Jian ware, Jian teacup, or Jian Zhan Tea cup are fine ceramic bowls recognized for their unique glaze. Jian refers to the province where the original kiln was located in Jianyang, Fujian province. The original town the cups had come from was renamed JianZhou in 621 CE. Zhan literally means teacup, so you have Jian Zhan (建盏), Jianzhou Zhan, or Jian teacup. The elaborate glazes are caused by iron being forced out during firing. The original kiln was called Jian Yao (建窑). The temperature and position in the kiln dictate what the pattern will be. Highly popular in Japan they also developed a similar style called Tenmoku. Generally made in basic styles of teacups, small bowls, and vases. One of the oldest Chinese pottery styles Jian ware has been in use for over 1000 years! They became vastly popular throughout the Song Dynasty, with Buddhist monks, specifically for tea drinking.
The glaze of our Jian Zhan tea cup is called peacock! There are many glazes and patterns achieved by different firing techniques! Some of the glazes hares fur, oil spot, partridge feather, peacock and rainbow. By adding pine needles to the cup before firing to direct where the iron crystallizes, Hares fur glaze is achieved! The patterns and colors in the glaze are achieved during firing. High concentrations of iron in the clay, as well as the glaze, are pushed to the surface. Causing elaborate patterns to form, due to the iron crystallizing into elaborate patterns. The main types of glazes coming from the original kiln were the “hare’s fur” (兔毫盞), “tortoiseshell” (鼈甲盞), and “partridge feathers” (雪鷓鴣盞).

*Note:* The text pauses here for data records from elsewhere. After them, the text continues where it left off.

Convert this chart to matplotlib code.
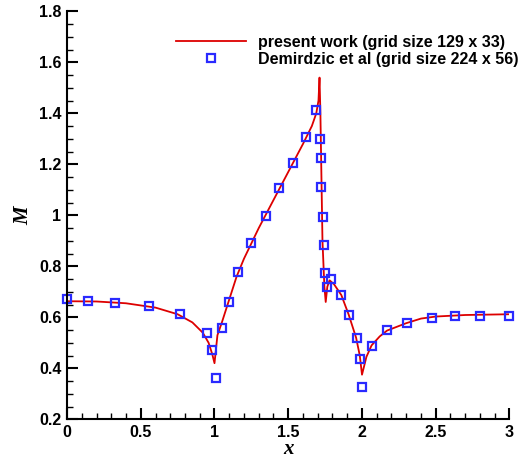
"""Mach number distribution along the wall: present work vs Demirdzic et al."""

import matplotlib
matplotlib.use("Agg")
import matplotlib.pyplot as plt
from matplotlib.ticker import MultipleLocator, FormatStrFormatter

# present work (grid size 129 x 33)
line_x = [0.0, 0.2, 0.4, 0.6, 0.75, 0.85, 0.92, 0.96, 0.985, 1.0, 1.02, 1.05,
          1.1, 1.15, 1.2, 1.3, 1.4, 1.5, 1.6, 1.66, 1.69, 1.705, 1.712, 1.718,
          1.725, 1.732, 1.745, 1.754, 1.765, 1.78, 1.81, 1.86, 1.91, 1.96,
          1.985, 2.0, 2.03, 2.065, 2.12, 2.17, 2.3, 2.4, 2.5, 2.7, 3.0]
line_m = [0.663, 0.662, 0.655, 0.638, 0.612, 0.58, 0.54, 0.50, 0.455, 0.42,
          0.53, 0.58, 0.67, 0.76, 0.83, 0.95, 1.06, 1.17, 1.28, 1.35, 1.40,
          1.45, 1.54, 1.40, 1.15, 0.90, 0.72, 0.66, 0.72, 0.745, 0.73, 0.687,
          0.61, 0.52, 0.45, 0.375, 0.445, 0.49, 0.525, 0.548, 0.577, 0.595,
          0.603, 0.609, 0.612]

# Demirdzic et al (grid size 224 x 56)
ref_x = [0.002, 0.145, 0.325, 0.558, 0.765, 0.947, 0.985, 1.008, 1.049, 1.096,
         1.16, 1.25, 1.35, 1.44, 1.53, 1.62, 1.69, 1.715, 1.722, 1.722, 1.733,
         1.74, 1.747, 1.765, 1.79, 1.856, 1.912, 1.964, 1.986, 2.002, 2.07,
         2.167, 2.307, 2.477, 2.633, 2.80, 3.0]
ref_m = [0.671, 0.664, 0.657, 0.645, 0.613, 0.54, 0.472, 0.363, 0.559, 0.66,
         0.777, 0.89, 0.997, 1.106, 1.204, 1.306, 1.414, 1.299, 1.226, 1.110,
         0.992, 0.884, 0.772, 0.72, 0.75, 0.687, 0.609, 0.52, 0.436, 0.328,
         0.487, 0.55, 0.576, 0.596, 0.605, 0.605, 0.606]

W, H = 519, 458

fig = plt.figure(figsize=(W / 100, H / 100), dpi=100)
ax = fig.add_axes([67 / W, 1 - 419.3 / H, 442.5 / W, 408 / H])

ax.plot(line_x, line_m, color="#dd0000", linewidth=1.3,
        label="present work (grid size 129 x 33)")
ax.plot(ref_x, ref_m, linestyle="none", marker="s", markersize=6.3,
        markerfacecolor="none", markeredgecolor="#2a2aff", markeredgewidth=1.6,
        label="Demirdzic et al (grid size 224 x 56)", clip_on=False)

ax.set_xlim(0, 3)
ax.set_ylim(0.2, 1.8)
ax.xaxis.set_major_locator(MultipleLocator(0.5))
ax.xaxis.set_minor_locator(MultipleLocator(0.1))
ax.yaxis.set_major_locator(MultipleLocator(0.2))
ax.yaxis.set_minor_locator(MultipleLocator(0.05))
ax.xaxis.set_major_formatter(FormatStrFormatter("%g"))
ax.yaxis.set_major_formatter(FormatStrFormatter("%g"))

for side in ["top", "right"]:
    ax.spines[side].set_visible(False)
for side in ["left", "bottom"]:
    ax.spines[side].set_linewidth(1.5)

ax.tick_params(which="major", direction="in", length=8, width=1.5, pad=4)
ax.tick_params(which="minor", direction="in", length=4, width=1.0)
for lab in ax.get_xticklabels() + ax.get_yticklabels():
    lab.set_fontfamily("Liberation Sans")
    lab.set_fontweight("bold")
    lab.set_fontsize(11.5)

ax.set_xlabel("x", family="Liberation Serif", style="italic", weight="bold",
              fontsize=15, va="center")
ax.xaxis.set_label_coords(0.5, (419.3 - 449) / 408)
ax.set_ylabel("M", family="Liberation Serif", style="italic", weight="bold",
              fontsize=15, labelpad=4)

ax.legend(loc="upper left", bbox_to_anchor=(176 / W, 1 - 35 / H),
          bbox_transform=fig.transFigure, frameon=False, borderpad=0,
          borderaxespad=0, handlelength=4.4, handletextpad=0.75,
          labelspacing=0.13,
          prop={"family": "Liberation Sans", "weight": "bold", "size": 11.5})

fig.savefig("out.png", dpi=100)
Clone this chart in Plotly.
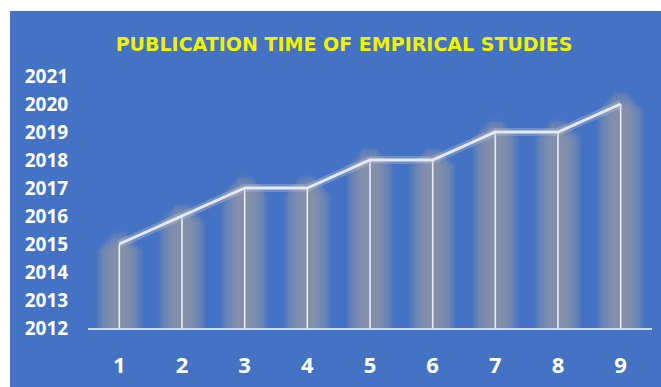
import plotly.graph_objects as go

# ---- data ----
studies = [1, 2, 3, 4, 5, 6, 7, 8, 9]
years = [2015, 2016, 2017, 2017, 2018, 2018, 2019, 2019, 2020]
y_ticks = list(range(2012, 2022))
title_text = "PUBLICATION TIME OF EMPIRICAL STUDIES"

BLUE = "#4472C4"
Y_MIN, Y_MAX = 2012, 2021

fig = go.Figure()

# blurred glow columns: stacked translucent bars
n_layers = 12
for k in range(n_layers):
    w = 0.76 - k * 0.05
    ext = -0.2 + k * 0.06
    fig.add_trace(go.Bar(
        x=studies,
        y=[v - Y_MIN + ext for v in years],
        base=Y_MIN,
        width=w,
        marker=dict(color="rgb(160,160,165)", line=dict(width=0)),
        opacity=0.10,
        hoverinfo="skip",
        showlegend=False,
    ))

# drop lines from each point to the baseline
dx, dy = [], []
for s, v in zip(studies, years):
    dx += [s, s, None]
    dy += [v, Y_MIN, None]
fig.add_trace(go.Scatter(x=dx, y=dy, mode="lines",
                         line=dict(color="rgba(240,243,250,0.95)", width=1.6),
                         hoverinfo="skip", showlegend=False))

# soft halo behind line
fig.add_trace(go.Scatter(x=studies, y=years, mode="lines",
                         line=dict(color="rgba(190,196,210,0.35)", width=8),
                         hoverinfo="skip", showlegend=False))
# main line
fig.add_trace(go.Scatter(x=studies, y=years, mode="lines",
                         line=dict(color="#E6EAF0", width=3),
                         showlegend=False))

# panel geometry
L, R, T, B = 88, 9, 76, 59
W, H = 661, 387
pw, ph = W - L - R, H - T - B
def px(x):
    return (x - L) / pw
def py(y):
    return 1 - (y - T) / ph

# blue panel on white paper
fig.add_shape(type="rect", xref="paper", yref="paper",
              x0=px(10), x1=px(W + 5), y0=py(H + 5), y1=py(11),
              fillcolor=BLUE, line=dict(width=0), layer="below")

fig.update_layout(
    width=W, height=H,
    margin=dict(l=L, r=R, t=T, b=B, autoexpand=False),
    paper_bgcolor="white",
    plot_bgcolor=BLUE,
    barmode="overlay",
    bargap=0,
    title=dict(text=title_text, xref="container", x=344 / W, xanchor="center",
               yref="container", y=1 - 44 / H, yanchor="middle",
               font=dict(family="DejaVu Sans", size=19, color="#F0F200", weight="bold")),
    xaxis=dict(range=[0.5, 9.5], tickvals=studies, ticktext=[str(s) for s in studies],
               automargin=False,
               showgrid=False, zeroline=False, showline=True,
               linecolor="rgba(215,225,242,0.95)", linewidth=1.6,
               ticks="outside", ticklen=17, tickcolor="rgba(0,0,0,0)",
               tickfont=dict(family="Open Sans", size=22, color="white", weight="bold")),
    yaxis=dict(range=[Y_MIN, Y_MAX], tickvals=y_ticks, ticktext=[str(t) for t in y_ticks],
               automargin=False,
               showgrid=False, zeroline=False, showline=False,
               ticks="outside", ticklen=15, tickcolor="rgba(0,0,0,0)",
               tickfont=dict(family="Open Sans", size=19, color="white", weight="bold")),
)

fig.write_html("out.html")
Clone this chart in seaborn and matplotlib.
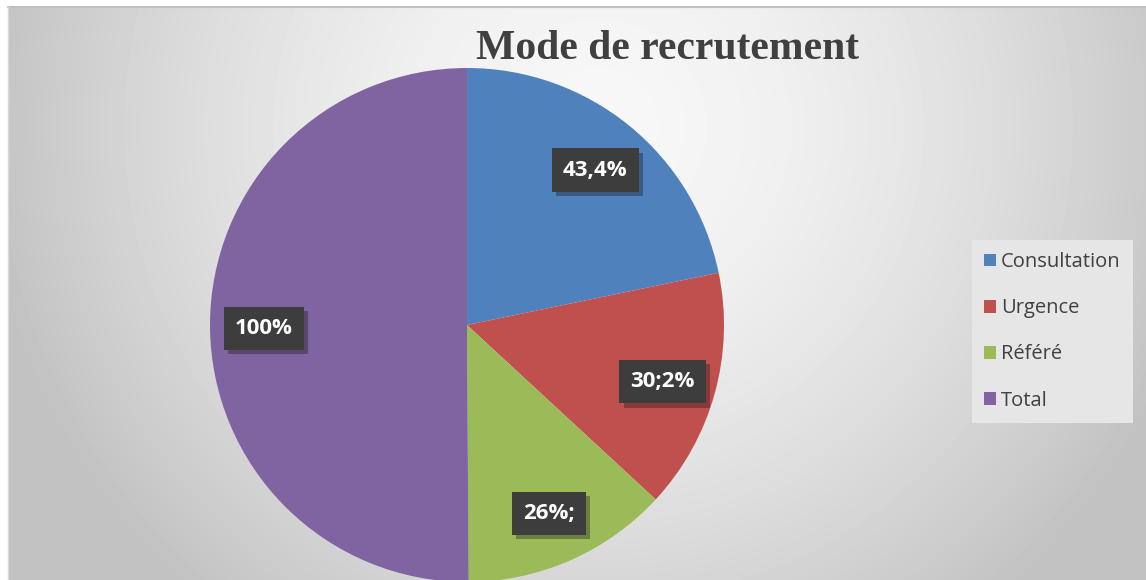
import numpy as np
import matplotlib.pyplot as plt
import matplotlib.patheffects as pe
from matplotlib.patches import Patch
import seaborn as sns

# données
categories = ["Consultation", "Urgence", "Référé", "Total"]
valeurs = [43.4, 30.2, 26.0, 100.0]
etiquettes = ["43,4%", "30;2%", "26%;", "100%"]
couleurs = ["#4F81BD", "#C0504D", "#9BBB59", "#8064A2"]

sns.set_style("white")
plt.rcParams['font.family'] = ['Open Sans', 'DejaVu Sans']

W, H = 1146, 580
fig = plt.figure(figsize=(W / 100, H / 100), dpi=100)
fig.patch.set_facecolor("white")

# fond en dégradé radial
bg = fig.add_axes([8 / W, 0, (W - 8) / W, (H - 7) / H])
yy, xx = np.mgrid[0:573, 0:1138]
r = np.sqrt(((xx - 590) / 560) ** 2 + ((yy - 120) / 560) ** 2)
grad = np.clip(0.97 - 0.18 * r ** 1.6, 0.76, 1)
bg.imshow(grad, cmap="gray", vmin=0, vmax=1, aspect="auto", interpolation="bilinear")
bg.set_axis_off()
fig.add_artist(plt.Line2D([8 / W, 1], [1 - 7 / H, 1 - 7 / H], color="#c0c0c0", lw=1.5))
fig.add_artist(plt.Line2D([8 / W, 8 / W], [0, 1 - 7 / H], color="#d8d8d8", lw=1))

ax = fig.add_axes([0, 0, 1, 1])
wedges, texts = ax.pie(valeurs, labels=etiquettes, colors=couleurs, startangle=90,
                       counterclock=False, center=(467, 255), radius=257,
                       labeldistance=0.79, wedgeprops=dict(linewidth=0),
                       frame=True)
ax.set_xlim(0, W)
ax.set_ylim(0, H)
ax.set_aspect("equal")
ax.set_axis_off()
for t in texts:
    t.set_ha("center")
    t.set_va("center_baseline")
    t.set_color("white")
    t.set_fontsize(16)
    t.set_fontweight("bold")
    t.set_bbox(dict(boxstyle="square,pad=0.5", facecolor="#3d3d3d", edgecolor="none"))
    t.get_bbox_patch().set_path_effects([pe.withSimplePatchShadow(offset=(3, -3), alpha=0.35)])

ax.text(667, H - 49, "Mode de recrutement", ha="center", va="center",
        fontsize=30, fontweight="bold", color="#404040", family="Liberation Serif")

handles = [Patch(facecolor=c, edgecolor="none") for c in couleurs]
leg = fig.legend(handles, categories, loc="upper left",
                 bbox_to_anchor=(972 / W, 1 - 240 / H), borderaxespad=0,
                 frameon=True, fancybox=False, fontsize=14.5,
                 handlelength=0.6, handleheight=0.6, handletextpad=0.25,
                 labelspacing=1.3, borderpad=0.6, labelcolor="#404040")
leg.get_frame().set_facecolor("#e6e6e6")
leg.get_frame().set_edgecolor("none")
leg.get_frame().set_alpha(1)

fig.savefig("out.png", dpi=100)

“The Song dynasty scholar and Fujian native Cai Xiang (1012–1067) noted in his The Record of Tea: Tea is of light color and looks best in black cups. The cups made at Jianyang are bluish-black in color, marked like the fur of a hare. Being of rather thick fabric they retain the heat, so that when once warmed through they cool very slowly, and they are additionally valued on this account.” In these times tea was prepared from cakes. The cakes would be taken and ground into a very fine powder in stone mills. This powder was then whisked into these small bowls in a similar style to modern matcha. The quality of this tea was decided by the froth. As a result, Jian Zhan teawares were the favorite due to their dark colors.
Jian Zhan Tea Cup Lost To Time
During the Ming Dynasty, the Hongwu Emperor liked tea prepared from leaves over powdered cakes. Due to this he only accepted tea from leaves. This yielded the invention of the teapot! Subsequently, Yixing teawares became highly desired. Due to their ability to complement the flavors and increase the overall quality of even low-end tea. Following the rise in Yixing ware, Jian Wares were all but phased out and the art was lost for centuries. Although production continued in Japan under the name of Tenmoku, it wouldn’t see a rise in popularity in China again until the 1990s. At this time Master Xiong Zhonggui, after studying with Japanese Tenmoku potters, was able to restart the production of Jian Zhan using original clay.